Apresso o passo. Os primeiros pingos de chuva na abafada tarde de verão se precipitam sobre a multidão. Me abrigo debaixo de uma marquise da loja de eletrônicos. Sou espremido contra o vidro da vitrine por pessoas tentando não se molhar. O jeito é esperar Olho para dentro da loja e vejo um gestual vendedor fazendo uma explanação provavelmente sobre as vantagens que aquele casal do interior vai ter em adquirir a reluzente máquina de fazer pão. Um corpulento senhor pisa no meu pé direito. Porra! Foi-se a minha unha. "Desculpe!". Resolvo continuar minha andança, mesmo com chuva. Agora os poucos que se aventuram a confrontar os pingos agora gelados me olham com mais curiosidade. Ah, os óculos escuros! Sinto muito, mas não estou preparado para o mundo e suas cores reais.

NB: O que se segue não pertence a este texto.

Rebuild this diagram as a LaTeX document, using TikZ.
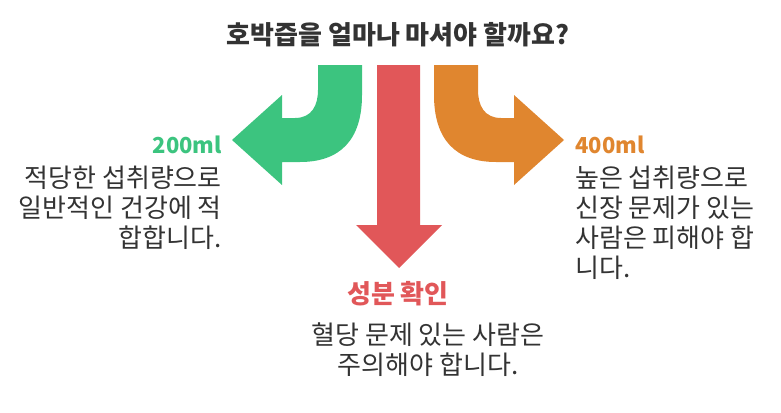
\documentclass[tikz,border=0pt]{standalone}
\usepackage{fontspec}
\setmainfont{Noto Sans CJK KR}
\definecolor{cg}{HTML}{3CC47F}
\definecolor{cr}{HTML}{E15759}
\definecolor{co}{HTML}{E0862F}
\definecolor{tx}{HTML}{333333}
\begin{document}
\begin{tikzpicture}[x=1pt,y=-1pt,
  body/.style={font=\fontsize{26}{30}\selectfont,text=tx,inner sep=0pt},
  head/.style={font=\fontsize{26}{30}\selectfont\bfseries,inner sep=0pt},
  lat/.style={font=\fontsize{22}{30}\selectfont\bfseries,inner sep=0pt}]
\useasboundingbox (0,0) rectangle (781,412);
\node[head,text=tx] (title) at (398,35) {호박즙을 얼마나 마셔야 할까요?};
% green
\fill[cg] (362,65) -- (362,95) .. controls (362,140) and (340,162) .. (300,162) -- (282,162) -- (282,185) -- (232,140) -- (282,95) -- (282,118) -- (295,118) .. controls (312,118) and (318,105) .. (318,90) -- (318,65) -- cycle;
% orange
\fill[co] (434,65) -- (434,95) .. controls (434,140) and (456,162) .. (496,162) -- (514,162) -- (514,185) -- (564,140) -- (514,95) -- (514,118) -- (501,118) .. controls (484,118) and (478,105) .. (478,90) -- (478,65) -- cycle;
% red
\fill[cr] (377,65) -- (420,65) -- (420,225) -- (442,225) -- (399,268) -- (356,225) -- (377,225) -- cycle;
\node[lat,text=cg,anchor=east] (l1) at (222,145) {200ml};
\node[body,anchor=north east,align=right] (l2) at (222,166) {적당한 섭취량으로\\일반적인 건강에 적\\합합니다.};
\node[lat,text=co,anchor=west] (r1) at (575,145) {400ml};
\node[body,anchor=north west,align=left] (r2) at (575,166) {높은 섭취량으로\\신장 문제가 있는\\사람은 피해야 합\\니다.};
\node[head,text=cr] (c1) at (398,294) {성분 확인};
\node[body,anchor=north,align=center] (c2) at (428,323) {혈당 문제 있는 사람은\\주의해야 합니다.};
\end{tikzpicture}
\end{document}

O cabelo gruda na minha testa, a camiseta nas costas.
Quanto vale uma vida normal? A vida como a que essas pessoas que se assustam com uma chuva revigorante dessas? Ou que vivem uma constante disputa contra um adversário que sequer conhecem? Bem, eu já não luto mais. Decidi trazer o adversário para o meu lado. Observo e isso me basta. "Olha o arco-íris!”. Não enxergo por causa dos óculos escuros e as cores são muito fortes...

Um comentário:

roberyk disse...

No mínimo reflexivo. A bengala psicológica representada pelo óculos escuro significa que a personagem encheu-se da realidade e não mais quer ver o mundo nu e cru ou, ao contrário, significa que ele não quer ver este mundo nu e cru? That's de question.